**What you are asked to do:**
Repeat the material exactly from its first line to the line that includes "const yzArrowShaft = [[1043, 1692], [1171, 1424]];". Skip pictures.

**Supplied data:**
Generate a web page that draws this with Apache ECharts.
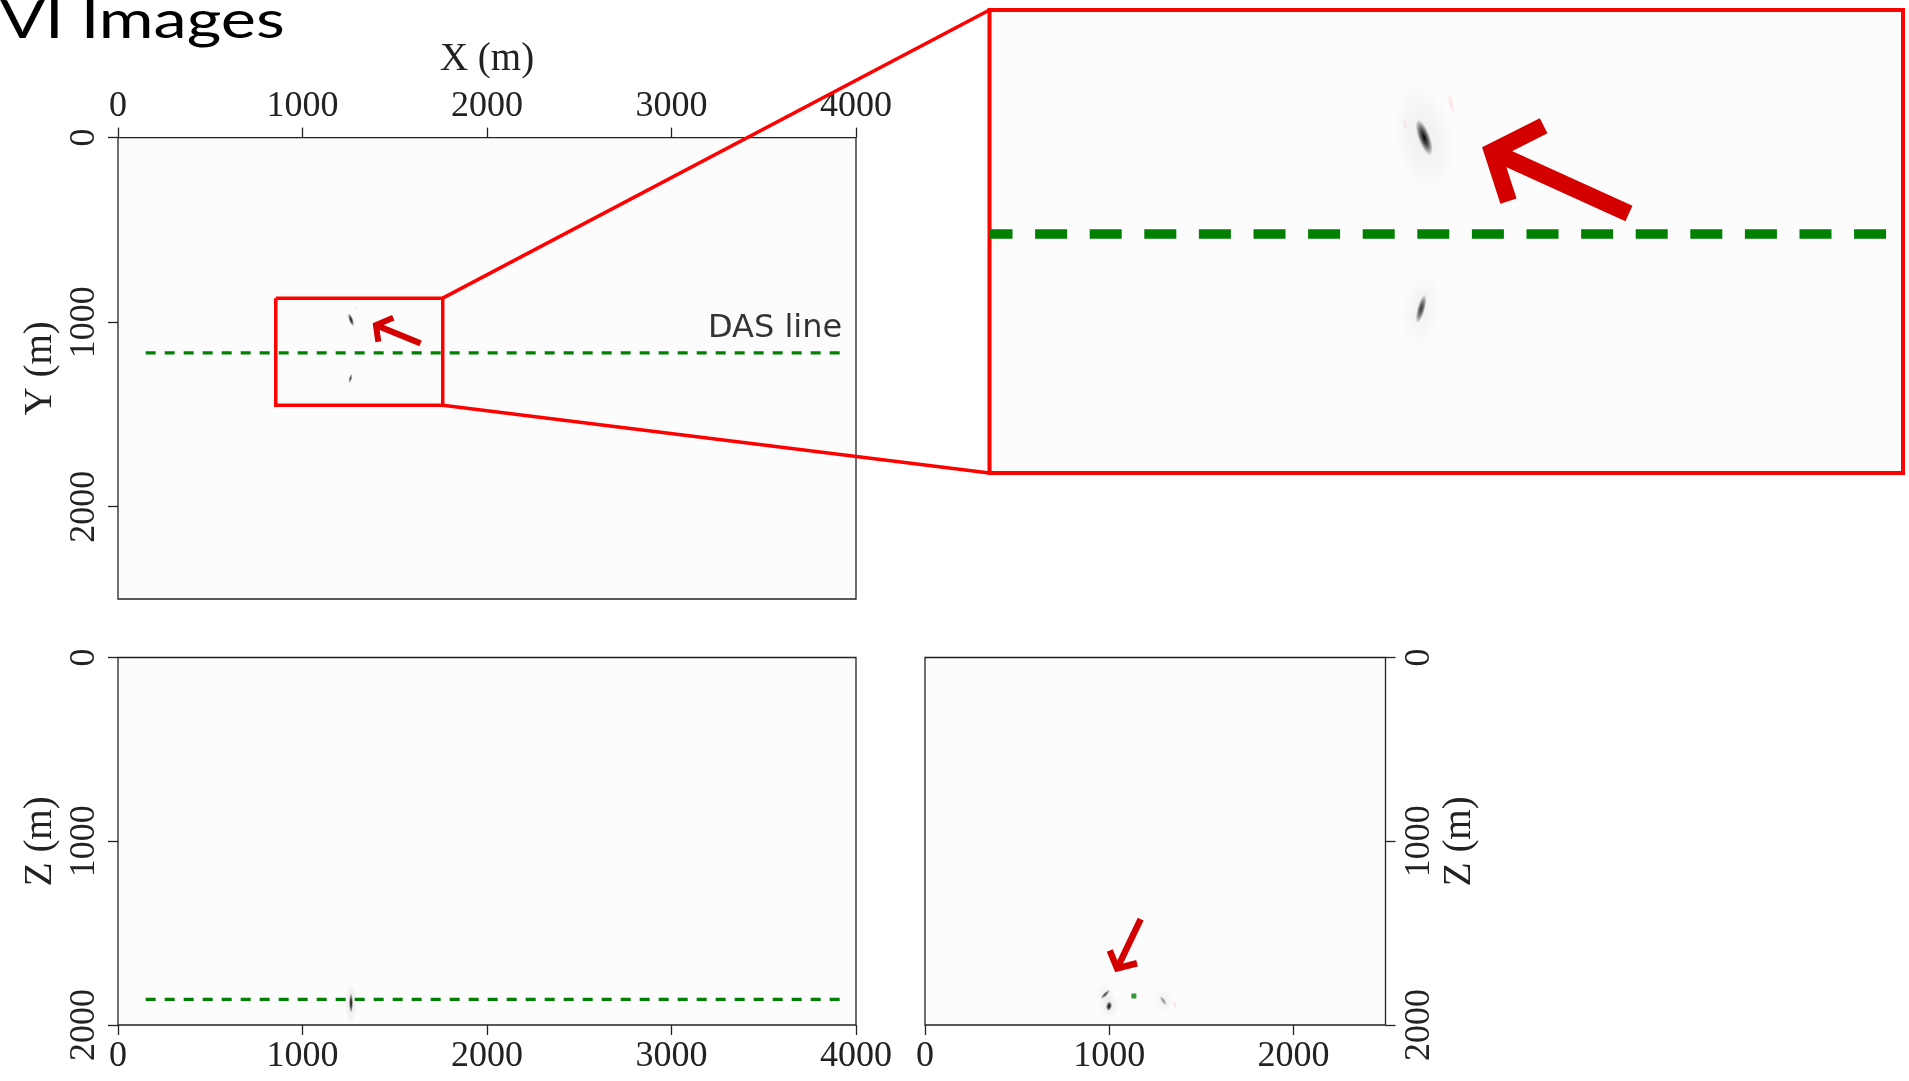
<!DOCTYPE html>
<html><head><meta charset="utf-8">
<script src="https://cdn.jsdelivr.net/npm/echarts@6/dist/echarts.min.js"></script>
<style>html,body{margin:0;padding:0;background:#fff}#c{width:1909px;height:1081px}</style>
</head><body><div id="c"></div>
<script>
// ---------------- data (metres) ----------------
const xTicks = [0, 1000, 2000, 3000, 4000];
const mapYTicks = [0, 1000, 2000];
const zTicks = [0, 1000, 2000];
const sectionYTicks = [0, 1000, 2000];
const xRange = [0, 4000];
const yRange = [0, 2500];
const zRange = [0, 2000];
const insetXRange = [830, 1740];
const insetYRange = [750, 1610];

const dasLineY = 1166;
const dasLineZ = 1860;
const dasLineX = [150, 3925];
const insetDasLineX = [830, 1724];

const zoomBoxX = [855, 1760];
const zoomBoxY = [870, 1450];

const mapEvents = [[1263, 987], [1260, 1305]];          // X, Y
const mapEventsFaintRed = [[1290, 924], [1244, 963]];
const xzEvents = [[1263, 1880]];                         // X, Z
const yzEvents = [[999, 1897], [979, 1833], [1294, 1868]]; // Y, Z
const yzEventsFaintRed = [[1355, 1888]];
const yzDasPoint = [[1134, 1842]];

const mapArrowWings = [[1492, 976], [1398, 1016], [1411, 1106]];
const mapArrowShaft = [[1398, 1016], [1640, 1115]];
const insetArrowWings = [[1382, 965], [1331, 1013], [1347, 1105]];
const insetArrowShaft = [[1331, 1013], [1467, 1128]];
const yzArrowWings = [[1003, 1595], [1043, 1692], [1151, 1664]];
const yzArrowShaft = [[1043, 1692], [1171, 1424]];

// connector: zoom-box corner (map X,Y) -> inset corner (inset X,Y)
const connectors = [[1760, 870, 830, 750], [1760, 1450, 830, 1610]];

// ---------------- styles ----------------
const serif = 'Liberation Serif';
const tickColor = '#222';
const labelColor = '#222';
const frame = '#222';
const bg = '#fcfcfc';
const green = '#008000';
const boxRed = '#ff0000';
const arrowRed = '#d40000';

const mapEventStyle = [{w:4.5,h:14,rot:20,a:0.95},{w:3.5,h:10,rot:-15,a:0.7}];
const mapFaintRedStyle = [{w:2,h:7,rot:15,a:0.12,rgb:'255,0,0'},{w:2,h:5,rot:15,a:0.08,rgb:'255,0,0'}];
const insetEventStyle = [{w:12,h:38,rot:20,a:1},{w:8,h:30,rot:-15,a:0.8}];
const insetHaloStyle = [{w:60,h:110,rot:10,a:0.05},{w:40,h:80,rot:-10,a:0.04}];
const insetFaintRedStyle = [{w:5,h:24,rot:15,a:0.12,rgb:'255,0,0'},{w:4,h:14,rot:20,a:0.08,rgb:'255,0,0'}];
const xzEventStyle = [{w:4,h:20,rot:0,a:1}];
const xzHaloStyle = [{w:12,h:45,rot:0,a:0.08}];
const yzEventStyle = [{w:6,h:10,rot:-10,a:1},{w:4,h:13,rot:-45,a:0.75},{w:4,h:12,rot:35,a:0.45}];
const yzHaloStyle = [{w:22,h:26,rot:0,a:0.05},{w:20,h:24,rot:0,a:0.04},{w:20,h:24,rot:0,a:0.04}];
const yzFaintRedStyle = [{w:3,h:8,rot:20,a:0.15,rgb:'255,0,0'}];

const chart = echarts.init(document.getElementById('c'), null, {renderer: 'canvas'});

function blobSeries(data, styles, idx) {
  return {
    type: 'custom', xAxisIndex: idx, yAxisIndex: idx, data: data, z: 4,
    renderItem: function (params, api) {
      const p = api.coord([api.value(0), api.value(1)]);
      const s = styles[params.dataIndex % styles.length];
      const rgb = s.rgb || '0,0,0';
      return {
        type: 'circle', x: p[0], y: p[1], rotation: s.rot * Math.PI / 180,
        scaleX: s.w / 2, scaleY: s.h / 2,
        shape: {cx: 0, cy: 0, r: 1},
        style: {fill: new echarts.graphic.RadialGradient(0.5, 0.5, 0.5, [
          {offset: 0, color: 'rgba(' + rgb + ',' + s.a + ')'},
          {offset: 0.5, color: 'rgba(' + rgb + ',' + (s.a * 0.6) + ')'},
          {offset: 1, color: 'rgba(' + rgb + ',0)'}
        ])}
      };
    }
  };
}
function polySeries(data, idx, color, width, extra) {
  return Object.assign({
    type: 'line', xAxisIndex: idx, yAxisIndex: idx, data: data, showSymbol: false, symbol: 'none',
    animation: false, z: 5,
    lineStyle: {color: color, width: width, cap: 'butt', join: 'miter', miterLimit: 10}
  }, extra || {});
}
const plain = function (v) { return String(v); };
function lbl(margin, ticks, rotate) {
  return {fontFamily: serif, fontSize: 36, color: labelColor, margin: margin, rotate: rotate || 0,
    customValues: ticks, formatter: plain};
}
function tck(ticks) {
  return {show: true, inside: false, length: 10, lineStyle: {color: tickColor, width: 1.3}, customValues: ticks};
}
function axisBase(extra) {
  return Object.assign({
    type: 'value', splitLine: {show: false}, axisLine: {show: false, onZero: false},
    nameMoveOverlap: false,
    nameTextStyle: {fontFamily: serif, fontSize: 39, color: labelColor}
  }, extra);
}
const gridBase = {show: true, backgroundColor: bg, borderColor: frame, borderWidth: 1.3, containLabel: false, outerBoundsMode: 'none'};

const option = {
  animation: false,
  backgroundColor: '#ffffff',
  graphic: [{
    type: 'text', x: 0, y: 21, scaleX: 1.28,
    style: {text: 'VI Images', font: '52px Lato', fill: '#000', verticalAlign: 'middle', align: 'left'}
  }],
  grid: [
    Object.assign({}, gridBase, {left: 118, top: 137.6, width: 738, height: 461.4}),
    Object.assign({}, gridBase, {left: 989.5, top: 10, width: 913.5, height: 463, borderColor: boxRed, borderWidth: 4}),
    Object.assign({}, gridBase, {left: 118, top: 657.5, width: 738, height: 367.5}),
    Object.assign({}, gridBase, {left: 925, top: 657.5, width: 460.5, height: 367.5})
  ],
  xAxis: [
    axisBase({gridIndex: 0, position: 'top', min: xRange[0], max: xRange[1], interval: 1000,
      axisLabel: lbl(13, xTicks), axisTick: tck(xTicks),
      name: 'X (m)', nameLocation: 'middle', nameGap: 58}),
    {gridIndex: 1, type: 'value', min: insetXRange[0], max: insetXRange[1], show: false},
    axisBase({gridIndex: 2, position: 'bottom', min: xRange[0], max: xRange[1], interval: 1000,
      axisLabel: lbl(14, xTicks), axisTick: tck(xTicks)}),
    axisBase({gridIndex: 3, position: 'bottom', min: yRange[0], max: yRange[1], interval: 1000,
      axisLabel: lbl(14, sectionYTicks), axisTick: tck(sectionYTicks)})
  ],
  yAxis: [
    axisBase({gridIndex: 0, position: 'left', inverse: true, min: yRange[0], max: yRange[1], interval: 1000,
      axisLabel: lbl(15, mapYTicks, 90), axisTick: tck(mapYTicks),
      name: 'Y (m)', nameLocation: 'middle', nameRotate: 90, nameGap: 58}),
    {gridIndex: 1, type: 'value', inverse: true, min: insetYRange[0], max: insetYRange[1], show: false},
    axisBase({gridIndex: 2, position: 'left', inverse: true, min: zRange[0], max: zRange[1], interval: 1000,
      axisLabel: lbl(15, zTicks, 90), axisTick: tck(zTicks),
      name: 'Z (m)', nameLocation: 'middle', nameRotate: 90, nameGap: 58}),
    axisBase({gridIndex: 3, position: 'right', inverse: true, min: zRange[0], max: zRange[1], interval: 1000,
      axisLabel: lbl(16, zTicks, 90), axisTick: tck(zTicks),
      name: 'Z (m)', nameLocation: 'middle', nameRotate: 90, nameGap: 55})
  ],
  series: [
    // ---- map view ----
    blobSeries(mapEvents, mapEventStyle, 0),
    blobSeries(mapEventsFaintRed, mapFaintRedStyle, 0),
    polySeries([[dasLineX[0], dasLineY], [dasLineX[1], dasLineY]], 0, green, 3.3,
      {lineStyle: {color: green, width: 3.3, type: [10, 9], cap: 'butt'}}),
    polySeries([[zoomBoxX[0], zoomBoxY[0]], [zoomBoxX[1], zoomBoxY[0]], [zoomBoxX[1], zoomBoxY[1]],
                [zoomBoxX[0], zoomBoxY[1]], [zoomBoxX[0], zoomBoxY[0]]], 0, boxRed, 3.5, {z: 6}),
    polySeries(mapArrowWings, 0, arrowRed, 6),
    polySeries(mapArrowShaft, 0, arrowRed, 6),
    {
      type: 'scatter', xAxisIndex: 0, yAxisIndex: 0, data: [[dasLineX[1], dasLineY]], symbolSize: 1,
      itemStyle: {color: 'rgba(0,0,0,0)'}, z: 7,
      label: {show: true, formatter: 'DAS line', position: 'top', align: 'right', distance: 8,
        fontFamily: 'DejaVu Sans', fontSize: 32, color: '#000'}
    },
    {
      type: 'custom', xAxisIndex: 0, yAxisIndex: 0, data: connectors, clip: false, z: 8,
      renderItem: function (params, api) {
        const p1 = api.coord([api.value(0), api.value(1)]);
        const p2 = chart.convertToPixel({gridIndex: 1}, [api.value(2), api.value(3)]);
        return {type: 'line', shape: {x1: p1[0], y1: p1[1], x2: p2[0], y2: p2[1]},
          style: {stroke: boxRed, lineWidth: 3.5}};
      }
    },
    // ---- inset (zoomed map view) ----
    blobSeries(mapEvents, insetHaloStyle, 1),
    blobSeries(mapEvents, insetEventStyle, 1),
    blobSeries(mapEventsFaintRed, insetFaintRedStyle, 1),
    polySeries([[insetDasLineX[0], dasLineY], [insetDasLineX[1], dasLineY]], 1, green, 9.5,
      {lineStyle: {color: green, width: 9.5, type: [32, 22.6], dashOffset: 9, cap: 'butt'}}),
    polySeries(insetArrowWings, 1, arrowRed, 17),
    polySeries(insetArrowShaft, 1, arrowRed, 17),
    // ---- XZ section ----
    blobSeries(xzEvents, xzHaloStyle, 2),
    blobSeries(xzEvents, xzEventStyle, 2),
    polySeries([[dasLineX[0], dasLineZ], [dasLineX[1], dasLineZ]], 2, green, 3.3,
      {lineStyle: {color: green, width: 3.3, type: [10, 9], cap: 'butt'}}),
    // ---- YZ section ----
    blobSeries(yzEvents, yzHaloStyle, 3),
    blobSeries(yzEvents, yzEventStyle, 3),
    blobSeries(yzEventsFaintRed, yzFaintRedStyle, 3),
    {type: 'scatter', xAxisIndex: 3, yAxisIndex: 3, data: yzDasPoint, symbol: 'rect', symbolSize: 5,
      itemStyle: {color: green}, z: 6},
    polySeries(yzArrowWings, 3, arrowRed, 6.5),
    polySeries(yzArrowShaft, 3, arrowRed, 6.5)
  ]
};
chart.setOption(option);
</script>
</body></html>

**The output:**
Generate a web page that draws this with Apache ECharts.
<!DOCTYPE html>
<html><head><meta charset="utf-8">
<script src="https://cdn.jsdelivr.net/npm/echarts@6/dist/echarts.min.js"></script>
<style>html,body{margin:0;padding:0;background:#fff}#c{width:1909px;height:1081px}</style>
</head><body><div id="c"></div>
<script>
// ---------------- data (metres) ----------------
const xTicks = [0, 1000, 2000, 3000, 4000];
const mapYTicks = [0, 1000, 2000];
const zTicks = [0, 1000, 2000];
const sectionYTicks = [0, 1000, 2000];
const xRange = [0, 4000];
const yRange = [0, 2500];
const zRange = [0, 2000];
const insetXRange = [830, 1740];
const insetYRange = [750, 1610];

const dasLineY = 1166;
const dasLineZ = 1860;
const dasLineX = [150, 3925];
const insetDasLineX = [830, 1724];

const zoomBoxX = [855, 1760];
const zoomBoxY = [870, 1450];

const mapEvents = [[1263, 987], [1260, 1305]];          // X, Y
const mapEventsFaintRed = [[1290, 924], [1244, 963]];
const xzEvents = [[1263, 1880]];                         // X, Z
const yzEvents = [[999, 1897], [979, 1833], [1294, 1868]]; // Y, Z
const yzEventsFaintRed = [[1355, 1888]];
const yzDasPoint = [[1134, 1842]];

const mapArrowWings = [[1492, 976], [1398, 1016], [1411, 1106]];
const mapArrowShaft = [[1398, 1016], [1640, 1115]];
const insetArrowWings = [[1382, 965], [1331, 1013], [1347, 1105]];
const insetArrowShaft = [[1331, 1013], [1467, 1128]];
const yzArrowWings = [[1003, 1595], [1043, 1692], [1151, 1664]];
const yzArrowShaft = [[1043, 1692], [1171, 1424]];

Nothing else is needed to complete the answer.